Hillary Clinton could be subpoenaed for a second time by the House Select Committee on Benghazi, committee member Ohio Rep. Jim Jordan said on Friday.
“If you made an agreement about her testifying once, and new material arrives that undermines the agreement, don’t you have the right to subpoena her again?” radio talk show host Hugh Hewitt asked Jordan during an interview.
“Heck, yeah, I think you do,” Jordan said, adding “and I think you should.”
Jordan and the 11 other Benghazi Committee member — seven Republicans and five Democrats — questioned Clinton for 11 hours on Thursday about the Sept. 11, 2012 terrorist attacks in Benghazi. While Democrats mostly gave Clinton a free pass during the marathon session, Republicans quizzed her about her response following the attacks, which left Ambassador Chris Stevens and three others dead. She was also asked about how she and the State Department handled requests for additional security in Libya before the terrorist onslaught.
Republicans also pressed Clinton about her peculiar home-brew email arrangement and her relationship with Sidney Blumenthal, a longtime friend who sent Clinton dozens of intelligence reports about Libya and other countries.
During Friday’s interview, Jordan noted that the Select Committee plans to conduct another 20 interviews with officials across various government agencies, including the Defense Department and intelligence community. The committee, led by South Carolina Rep. Trey Gowdy, also only recently received about 5,000 pages of Stevens’ emails.
Jordan indicated that it’s possible that any new information gleaned from those forthcoming interviews and Stevens’ emails could warrant the second subpoena for Clinton. He said that the terms of Thursday’s hearing were hammered out between the committee and Clinton’s attorneys.
The agreement was that Clinton “would come once, but it would be, you know, several rounds of questioning,” Jordan said.
Jordan did not address what would likely be massive blowback from Clinton supporters if a second subpoena becomes a reality.
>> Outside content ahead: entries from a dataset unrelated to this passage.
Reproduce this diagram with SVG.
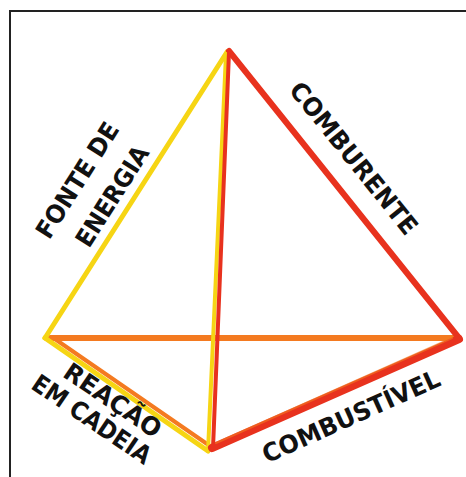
<svg xmlns="http://www.w3.org/2000/svg" width="466" height="477" viewBox="0 0 466 477">
<style>
.lbl{font-family:"DejaVu Sans","Liberation Sans",sans-serif;font-weight:bold;font-size:25px;fill:#111;text-anchor:middle}
.e{fill:none;stroke-linecap:round;stroke-linejoin:round}
.y{stroke:#f6d514}
.o{stroke:#f47a20}
.r{stroke:#e8321e}
</style>
<rect width="466" height="477" fill="#fff"/>
<path d="M10,477 V11 H466" fill="none" stroke="#222" stroke-width="2"/>
<g id="connectors">
<line class="e o" x1="50" y1="338" x2="456" y2="338" stroke-width="6"/>
<line class="e y" x1="45" y1="338" x2="227" y2="52" stroke-width="5"/>
<line class="e r" x1="229" y1="51" x2="459" y2="338" stroke-width="6"/>
<line class="e y" x1="45" y1="338" x2="208" y2="451" stroke-width="5"/>
<line class="e o" x1="52" y1="337" x2="210" y2="446" stroke-width="4"/>
<line class="e y" x1="226" y1="54" x2="208" y2="451" stroke-width="4"/>
<line class="e r" x1="229" y1="52" x2="213" y2="448" stroke-width="4"/>
<line class="e r" x1="212" y1="448" x2="459" y2="339" stroke-width="8"/>
<line class="e o" x1="216" y1="443" x2="452" y2="338" stroke-width="2" opacity="0.6"/>
</g>
<g id="fonte-de-energia">
<text class="lbl" transform="translate(77,180) rotate(-57.5)" y="9" textLength="132" lengthAdjust="spacingAndGlyphs">FONTE DE</text>
<text class="lbl" transform="translate(112,196) rotate(-57.5)" y="9" textLength="114" lengthAdjust="spacingAndGlyphs">ENERGIA</text>
</g>
<g id="comburente">
<text class="lbl" transform="translate(354,158) rotate(51.2)" y="9" textLength="188" lengthAdjust="spacingAndGlyphs">COMBURENTE</text>
</g>
<g id="reacao-em-cadeia">
<text class="lbl" transform="translate(113,400) rotate(34.2)" y="9" textLength="112" lengthAdjust="spacingAndGlyphs">REAÇÃO</text>
<text class="lbl" transform="translate(92,419) rotate(34.2)" y="9" textLength="138" lengthAdjust="spacingAndGlyphs">EM CADEIA</text>
</g>
<g id="combustivel">
<text class="lbl" transform="translate(351,416) rotate(-24.1)" y="9" textLength="192" lengthAdjust="spacingAndGlyphs">COMBUSTÍVEL</text>
</g>
</svg>
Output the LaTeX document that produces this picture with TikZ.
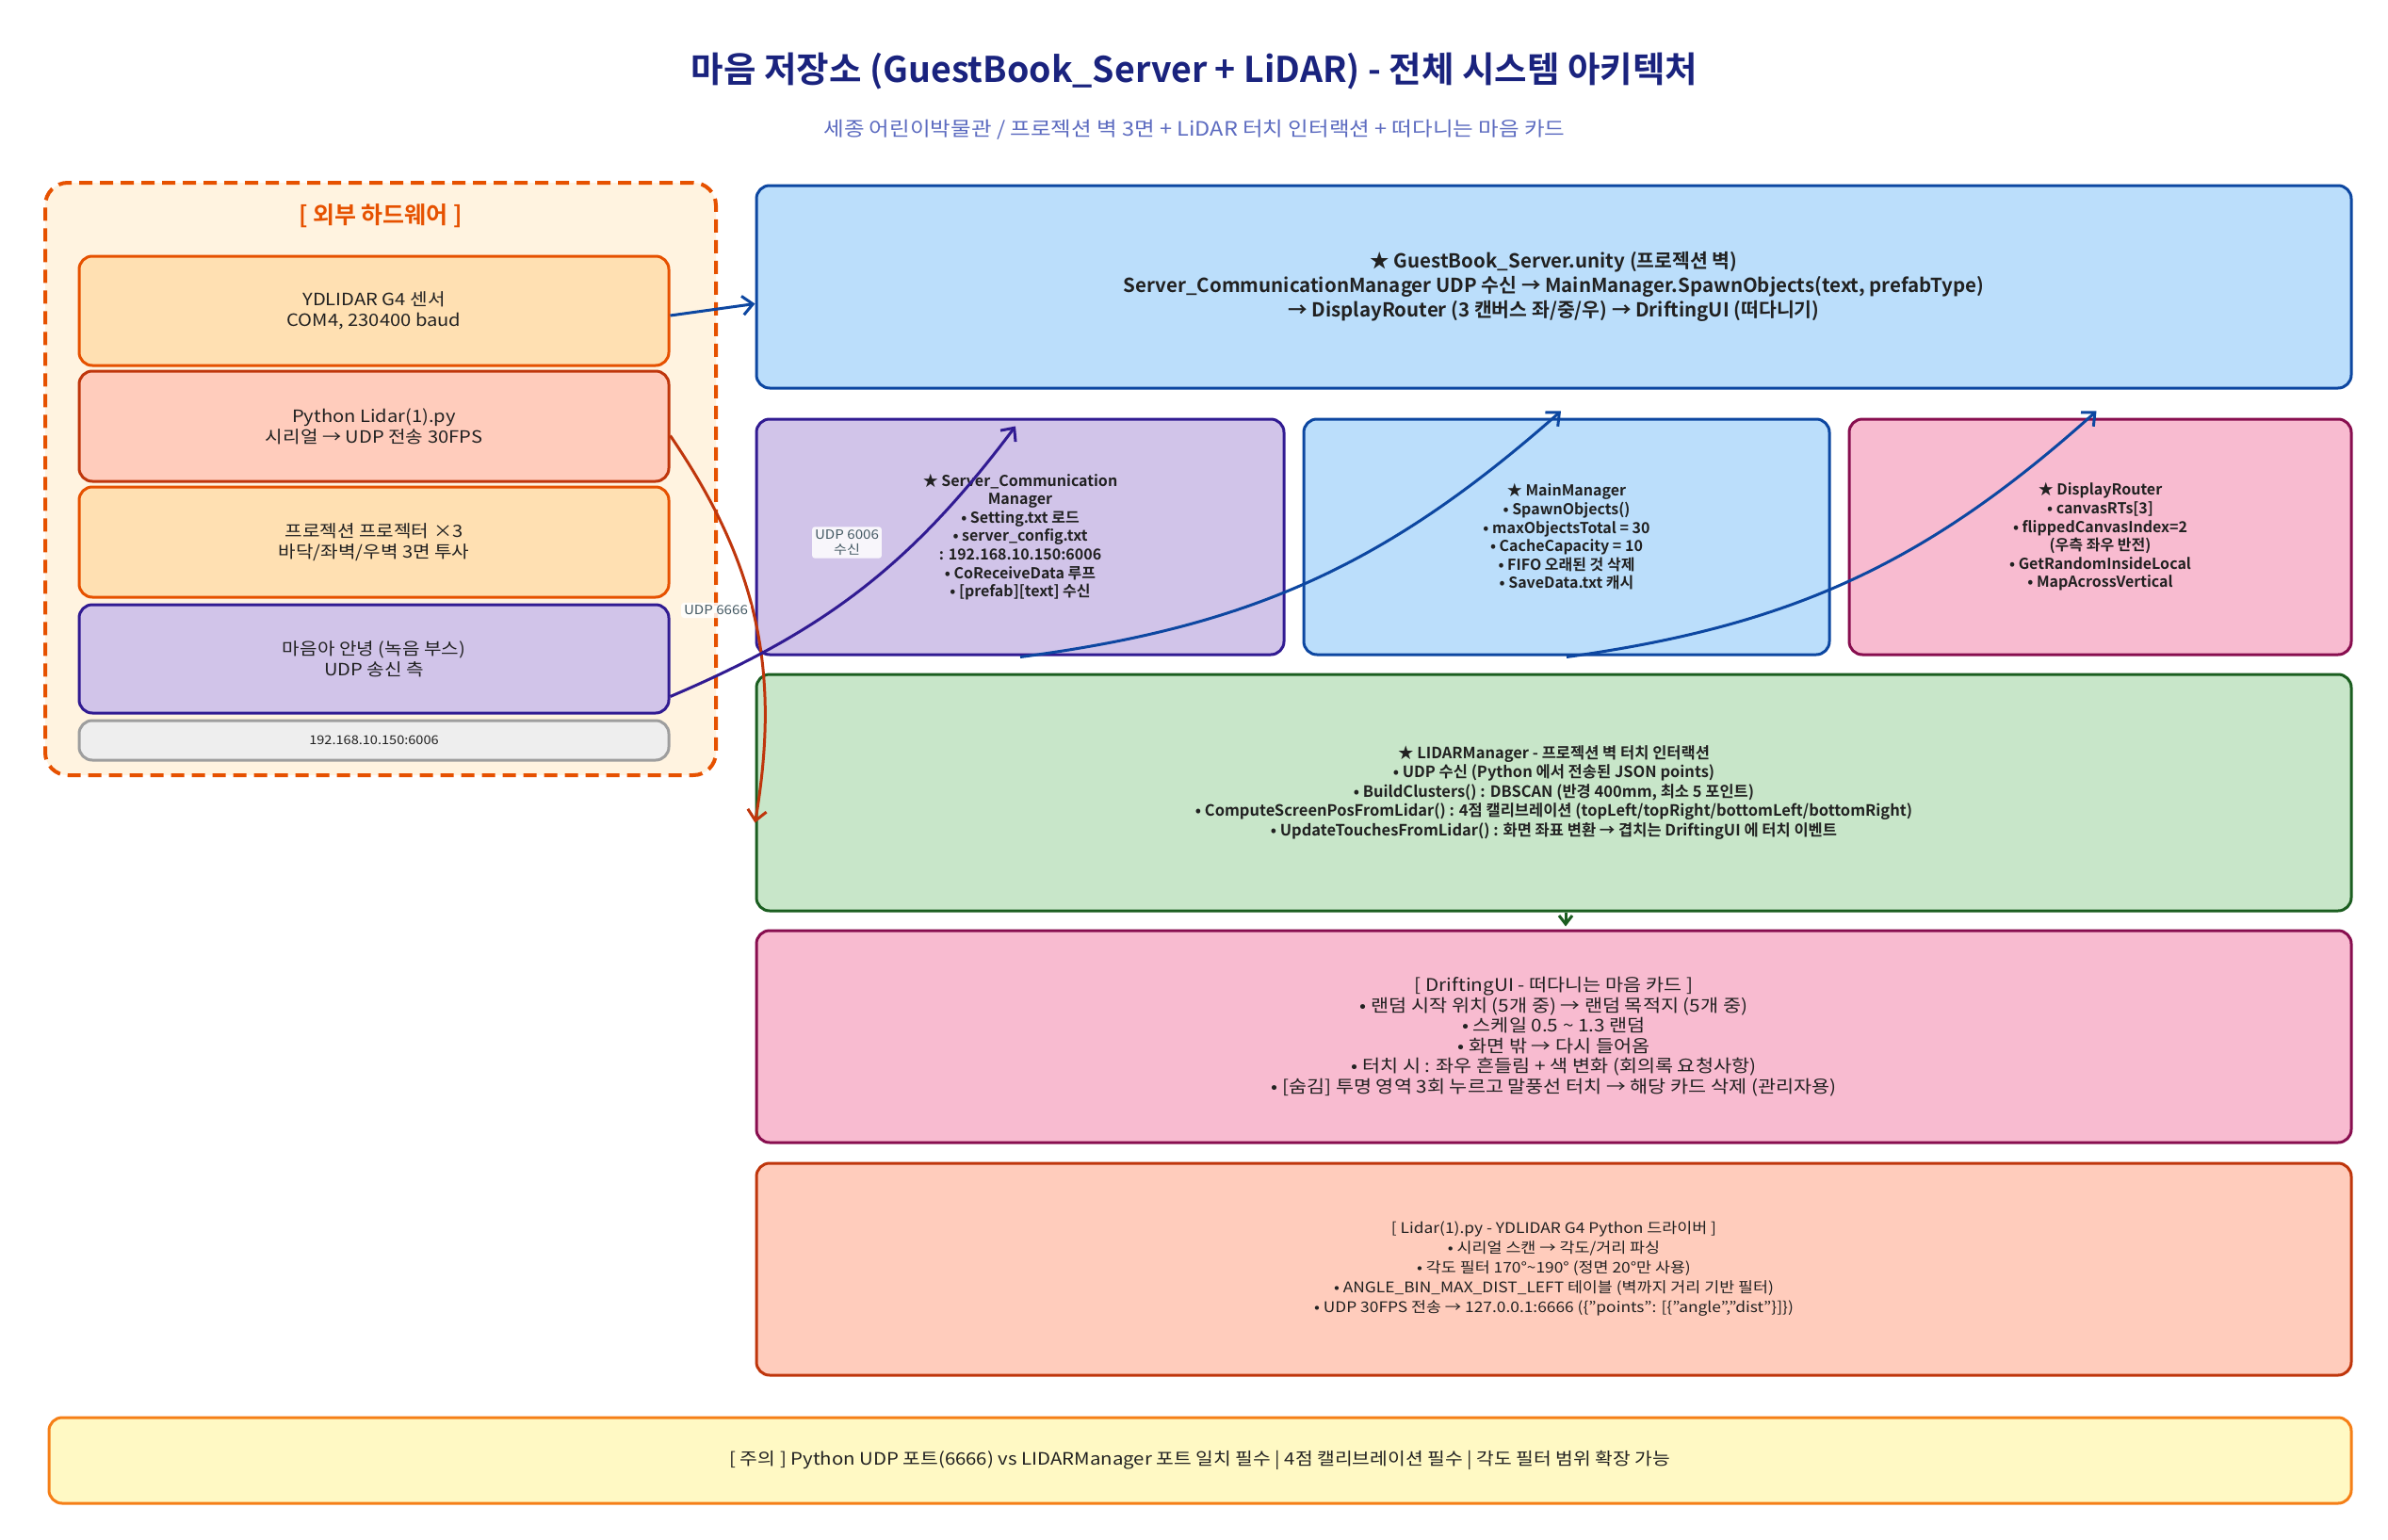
\documentclass[tikz,border=0pt]{standalone}
\usepackage{fontspec}
\setmainfont{Noto Sans CJK KR}[FakeStretch=1.12]
\newfontfamily\bfam{Noto Sans CJK KR Bold}
\usetikzlibrary{arrows.meta,calc}
\definecolor{txt}{HTML}{212121}
\definecolor{ttl}{HTML}{1A237E}
\definecolor{sub}{HTML}{5C6BC0}
\definecolor{orB}{HTML}{E65100}\definecolor{orF}{HTML}{FFE0B2}
\definecolor{doB}{HTML}{BF360C}\definecolor{doF}{HTML}{FFCCBC}
\definecolor{puB}{HTML}{311B92}\definecolor{puF}{HTML}{D1C4E9}
\definecolor{grB}{HTML}{9E9E9E}\definecolor{grF}{HTML}{EEEEEE}
\definecolor{blB}{HTML}{0D47A1}\definecolor{blF}{HTML}{BBDEFB}
\definecolor{piB}{HTML}{880E4F}\definecolor{piF}{HTML}{F8BBD0}
\definecolor{gnB}{HTML}{1B5E20}\definecolor{gnF}{HTML}{C8E6C9}
\definecolor{yeB}{HTML}{F57F17}\definecolor{yeF}{HTML}{FFF9C4}
\definecolor{hwF}{HTML}{FFF3E0}
\definecolor{lbl}{HTML}{455A64}
\tikzset{
  box/.style={draw, rounded corners=14pt, line width=3pt, align=center, inner sep=0pt, text=txt},
  sz/.style 2 args={minimum width=#1pt, minimum height=#2pt},
  conn/.style={line width=3pt, -{Straight Barb[length=11pt,width=20pt]}},
  lab/.style={fill=white, fill opacity=0.85, text opacity=1, text=lbl, rounded corners=3pt, inner sep=3pt, align=center, font=\fontsize{13.5}{16.5}\selectfont},
  hwtext/.style={font=\fontsize{18}{22}\selectfont},
  smallb/.style={font=\fontsize{16}{19.6}\selectfont\bfam},
}
\begin{document}
\begin{tikzpicture}[x=1pt,y=-1pt]
\useasboundingbox (0,0) rectangle (2535,1635);
\fill[white] (0,0) rectangle (2535,1635);

% title
\node[text=ttl, font=\fontsize{37.5}{42}\selectfont\bfam] (title) at (1268,76) {마음 저장소 (GuestBook\_Server + LiDAR) - 전체 시스템 아키텍처};
\node[text=sub, font=\fontsize{21}{25}\selectfont] (subtitle) at (1268,138) {세종 어린이박물관 / 프로젝션 벽 3면 + LiDAR 터치 인터랙션 + 떠다니는 마음 카드};

% hardware group
\node[draw=orB, fill=hwF, dash pattern=on 14pt off 8pt, line width=4pt, rounded corners=24pt, sz={712}{629}] (hw) at (404,508.5) {};
\node[text=orB, font=\fontsize{25}{29}\selectfont\bfam] (hwtitle) at (404,229) {[ 외부 하드웨어 ]};

\node[box, draw=orB, fill=orF, sz={626}{116}, hwtext] (ydl) at (397,330) {YDLIDAR G4 센서\\COM4, 230400 baud};
\node[box, draw=doB, fill=doF, sz={626}{117}, hwtext] (py) at (397,452.5) {Python Lidar(1).py\\시리얼 → UDP 전송 30FPS};
\node[box, draw=orB, fill=orF, sz={626}{117}, hwtext] (proj) at (397,575.5) {프로젝션 프로젝터 ×3\\바닥/좌벽/우벽 3면 투사};
\node[box, draw=puB, fill=puF, sz={626}{115}, hwtext] (hello) at (397,699.5) {마음아 안녕 (녹음 부스)\\UDP 송신 측};
\node[box, draw=grB, fill=grF, sz={626}{42}, font=\fontsize{13}{16}\selectfont] (ip) at (397,786) {192.168.10.150:6006};

% right column
\node[box, draw=blB, fill=blF, sz={1693}{215}, font=\fontsize{20.5}{26}\selectfont\bfam] (gb) at (1649.5,304.5) {★ GuestBook\_Server.unity (프로젝션 벽)\\Server\_CommunicationManager UDP 수신 → MainManager.SpawnObjects(text, prefabType)\\→ DisplayRouter (3 캔버스 좌/중/우) → DriftingUI (떠다니기)};

\node[box, draw=puB, fill=puF, sz={560}{250}, smallb] (sc) at (1083,570) {★ Server\_Communication\\Manager\\• Setting.txt 로드\\• server\_config.txt\\: 192.168.10.150:6006\\• CoReceiveData 루프\\• [prefab][text] 수신};
\node[box, draw=blB, fill=blF, sz={558}{250}, smallb] (mm) at (1663,570) {★ MainManager\\• SpawnObjects()\\• maxObjectsTotal = 30\\• CacheCapacity = 10\\• FIFO 오래된 것 삭제\\• SaveData.txt 캐시};
\node[box, draw=piB, fill=piF, sz={533}{250}, smallb] (dr) at (2229.5,570) {★ DisplayRouter\\• canvasRTs[3]\\• flippedCanvasIndex=2\\(우측 좌우 반전)\\• GetRandomInsideLocal\\• MapAcrossVertical};

\node[box, draw=gnB, fill=gnF, sz={1693}{251}, font=\fontsize{16.5}{20.5}\selectfont\bfam] (lid) at (1649.5,841.5) {★ LIDARManager - 프로젝션 벽 터치 인터랙션\\• UDP 수신 (Python 에서 전송된 JSON points)\\• BuildClusters() : DBSCAN (반경 400mm, 최소 5 포인트)\\• ComputeScreenPosFromLidar() : 4점 캘리브레이션 (topLeft/topRight/bottomLeft/bottomRight)\\• UpdateTouchesFromLidar() : 화면 좌표 변환 → 겹치는 DriftingUI 에 터치 이벤트};

\node[box, draw=piB, fill=piF, sz={1693}{225}, font=\fontsize{18.5}{21.5}\selectfont] (drift) at (1649.5,1100.5) {[ DriftingUI - 떠다니는 마음 카드 ]\\• 랜덤 시작 위치 (5개 중) → 랜덤 목적지 (5개 중)\\• 스케일 0.5 \textasciitilde{} 1.3 랜덤\\• 화면 밖 → 다시 들어옴\\• 터치 시 : 좌우 흔들림 + 색 변화 (회의록 요청사항)\\• [숨김] 투명 영역 3회 누르고 말풍선 터치 → 해당 카드 삭제 (관리자용)};

\node[box, draw=doB, fill=doF, sz={1693}{225}, font=\fontsize{15.5}{21}\selectfont] (lpy) at (1649.5,1347.5) {[ Lidar(1).py - YDLIDAR G4 Python 드라이버 ]\\• 시리얼 스캔 → 각도/거리 파싱\\• 각도 필터 170°\textasciitilde{}190° (정면 20°만 사용)\\• ANGLE\_BIN\_MAX\_DIST\_LEFT 테이블 (벽까지 거리 기반 필터)\\• UDP 30FPS 전송 → 127.0.0.1:6666 (\{"points": [\{"angle","dist"\}]\})};

\node[box, draw=yeB, fill=yeF, sz={2444}{91}, font=\fontsize{18.2}{22}\selectfont] (note) at (1274,1550.5) {[ 주의 ] Python UDP 포트(6666) vs LIDARManager 포트 일치 필수 | 4점 캘리브레이션 필수 | 각도 필터 범위 확장 가능};

% connectors
\draw[conn, draw=blB] ([yshift=-5pt]ydl.east) -- ([yshift=-18pt]gb.west);
\draw[conn, draw=doB] ([yshift=-10pt]py.east) to[bend left=22] ([yshift=-32pt]lid.west);
\draw[conn, draw=puB] ([yshift=-40pt]hello.east) to[bend right=15] ([xshift=-5pt,yshift=-9pt]sc.north);
\draw[conn, draw=blB] ([yshift=-1pt]sc.south) to[bend right=17] ([xshift=-6pt,yshift=7pt]mm.north);
\draw[conn, draw=blB] ([yshift=-1pt]mm.south) to[bend right=17] ([xshift=-4pt,yshift=7pt]dr.north);
\draw[conn, draw=gnB, -{Straight Barb[length=9pt,width=14pt]}] ([xshift=12.5pt]lid.south) -- ([xshift=12.5pt,yshift=3pt]drift.north);

\node[lab] (l6666) at (760,648) {UDP 6666};
\node[lab] (l6006) at (899,576) {UDP 6006\\수신};
\end{tikzpicture}
\end{document}
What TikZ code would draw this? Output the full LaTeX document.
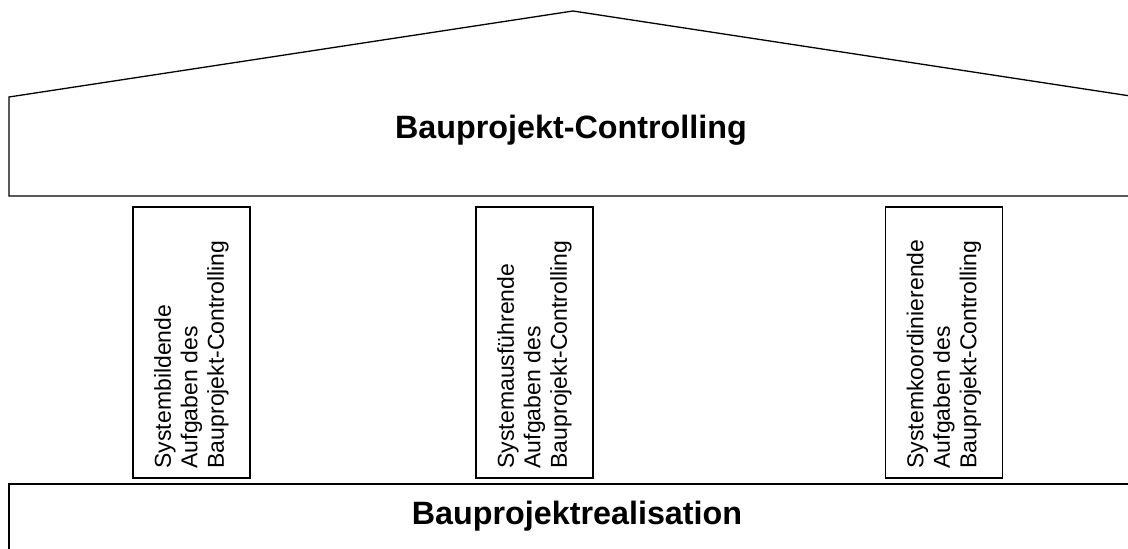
\documentclass[tikz,border=0pt]{standalone}
\usepackage{fontspec}
\setmainfont{Liberation Sans}
\begin{document}
\begin{tikzpicture}[x=1pt,y=-1pt,line width=1.3pt,
  pillar/.style={draw,rectangle,minimum width=117pt,minimum height=271pt,inner sep=0pt},
  pillartext/.style={rotate=90,anchor=west,align=left,inner sep=0pt,
    font=\fontsize{23}{26.5}\selectfont},
  heading/.style={font=\fontsize{32.3}{38}\selectfont\bfseries,inner sep=0pt}]
\useasboundingbox (0,0) rectangle (1128,549);
\clip (0,0) rectangle (1128,549);
% roof and main beam
\draw (9,196) -- (9,97) -- (573,11) -- (1137,97) -- (1137,196) -- cycle;
\node[heading] (controlling) at (571,130) {Bauprojekt-Controlling};
% foundation
\draw (9,570) -- (9,484) -- (1137,484) -- (1137,570);
\node[heading] (realisation) at (577,516) {Bauprojektrealisation};
% three pillars
\node[pillar] (p1) at (191.5,342.5) {};
\node[pillar] (p2) at (534.5,342.5) {};
\node[pillar] (p3) at (944,342.5) {};
\node[pillartext] (t1) at (191.5,469) {Systembildende\\Aufgaben des\\Bauprojekt-Controlling};
\node[pillartext] (t2) at (534.5,469) {Systemausführende\\Aufgaben des\\Bauprojekt-Controlling};
\node[pillartext] (t3) at (944,469) {Systemkoordinierende\\Aufgaben des\\Bauprojekt-Controlling};
\end{tikzpicture}
\end{document}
Democrats fought tooth and nail to derail the first hearing, accusing Republicans on the committee of engaging in a witch-hunt for political purposes.
Committee Republicans have already indicated that they may subpoena Blumenthal for a second time. He was interviewed behind closed doors in June. During that interview, he provided emails between him and Clinton. Those records included 15 emails that Clinton did not provide the State Department in December. That despite her insistence that she had turned over all of her work-related emails.
Blumenthal could be called again because of new information about his involvement in companies that sought business contracts in Libya following the fall of dictator Moammar Gaddafi in 2011. Blumenthal sent Clinton numerous intel reports pressing her to establish no-fly zones over Libya, to depose Gaddafi, and to push the business interests of Osprey Global Solutions, a North Carolina-based company for which Blumenthal consulted.